Psychedelics and the Goddess Mysteries
Description
The Goddess represents the personification of nature, motherhood, fertility, creation, destruction and embodies the bounty of the Earth. The term has been applied to figures as diverse as the Stone Age Venuses to the Virgin Mary. Motherhood is one of the universal human realities, there is no culture that has not employed some maternal symbolism when depicting its deities.
In the fifth century B.C. the Greek historian Herodotus attended the Mysteries of “the one who must not be mentioned” in Egypt, by a lake, together with other initiates. The Egyptian Mysteries had to do with the re-enactment of “his sufferings”, but more than that, Herodotus would not reveal.
It is in Greece that we have the amplest documentation of the oldest Mystery Cults – and it is Greek that has offered the term Mystery – from mysteria, which translates “to initiate”. Initiation was at the heart and centre of the Mysteries.
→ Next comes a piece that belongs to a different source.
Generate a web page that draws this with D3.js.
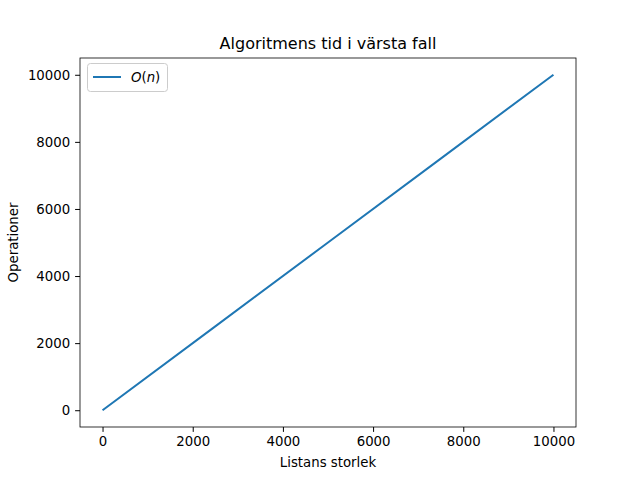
<!DOCTYPE html>
<html><head><meta charset="utf-8">
<script src="https://cdn.jsdelivr.net/npm/d3@7"></script>
<style>body{margin:0;background:#fff}text{font-family:"DejaVu Sans",sans-serif}</style>
</head><body><svg id="c" width="640" height="480"></svg>
<script>
const xValues=[0,2500,5000,7500,10000];
const yValues=[0,2500,5000,7500,10000];
const xTicks=[0,2000,4000,6000,8000,10000];
const yTicks=[0,2000,4000,6000,8000,10000];
const title="Algoritmens tid i värsta fall", xLabel="Listans storlek", yLabel="Operationer";
const L=80,R=576,T=58,B=427;
const svg=d3.select("#c");
const x=d3.scaleLinear().domain([-500,10500]).range([L,R]);
const y=d3.scaleLinear().domain([-500,10500]).range([B,T]);
const gx=svg.append("g").attr("transform",`translate(0,${B})`).call(d3.axisBottom(x).tickValues(xTicks).tickSize(4.9).tickPadding(4.9).tickFormat(d3.format("d")));
const gy=svg.append("g").attr("transform",`translate(${L},0)`).call(d3.axisLeft(y).tickValues(yTicks).tickSize(4.9).tickPadding(4.9).tickFormat(d3.format("d")));
[gx,gy].forEach(g=>{g.select(".domain").remove();g.selectAll("text").attr("font-size",13.3).attr("font-family","DejaVu Sans").attr("fill","#000");g.selectAll("line").attr("stroke","#000");});
svg.append("rect").attr("x",L).attr("y",T).attr("width",R-L).attr("height",B-T).attr("fill","none").attr("stroke","#000").attr("stroke-width",0.8);
svg.append("path").datum(xValues.map((v,i)=>[v,yValues[i]])).attr("fill","none").attr("stroke","#1f77b4").attr("stroke-width",2).attr("d",d3.line().x(d=>x(d[0])).y(d=>y(d[1])));
svg.append("text").attr("x",(L+R)/2).attr("y",T-9).attr("text-anchor","middle").attr("font-size",16).text(title);
svg.append("text").attr("x",(L+R)/2).attr("y",467).attr("text-anchor","middle").attr("font-size",13.3).text(xLabel);
svg.append("text").attr("transform",`translate(18,${(T+B)/2}) rotate(-90)`).attr("text-anchor","middle").attr("font-size",13.3).text(yLabel);
const lg=svg.append("g");
lg.append("rect").attr("x",87.5).attr("y",63.5).attr("width",80).attr("height",28).attr("rx",3).attr("fill","#fff").attr("stroke","#ccc");
lg.append("line").attr("x1",93).attr("x2",121).attr("y1",77).attr("y2",77).attr("stroke","#1f77b4").attr("stroke-width",2);
const t=lg.append("text").attr("x",131).attr("y",82).attr("font-size",13.3);
t.append("tspan").attr("font-style","italic").text("O");
t.append("tspan").text("(");
t.append("tspan").attr("font-style","italic").text("n");
t.append("tspan").text(")");
</script></body></html>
The concept of Mysteries had its origin in Eleusis, an ancient cultic centre of goddess-worship.
Thanks to Apuleius, we know quite a bit about the procedures of the Mysteries of Isis during the Roman period. This ancient African goddess has her roots in Ethiopia and Egypt, where she seems to have played the role of the resurrecting goddess who brought the dead Osiris back to life.
In this presentation Darren will explore the revival of the archaic feminine through mythologies and traditions, that connect the psychedelic experience to the Goddess mysteries. He will take you on a thought provocative journey and look at the origins of these Goddess practices in ancient Africa, Mesopotamia and Europe and how they have become coded in several mythological and psychedelic rites of passages throughout the ancient indigenous world to the here and now.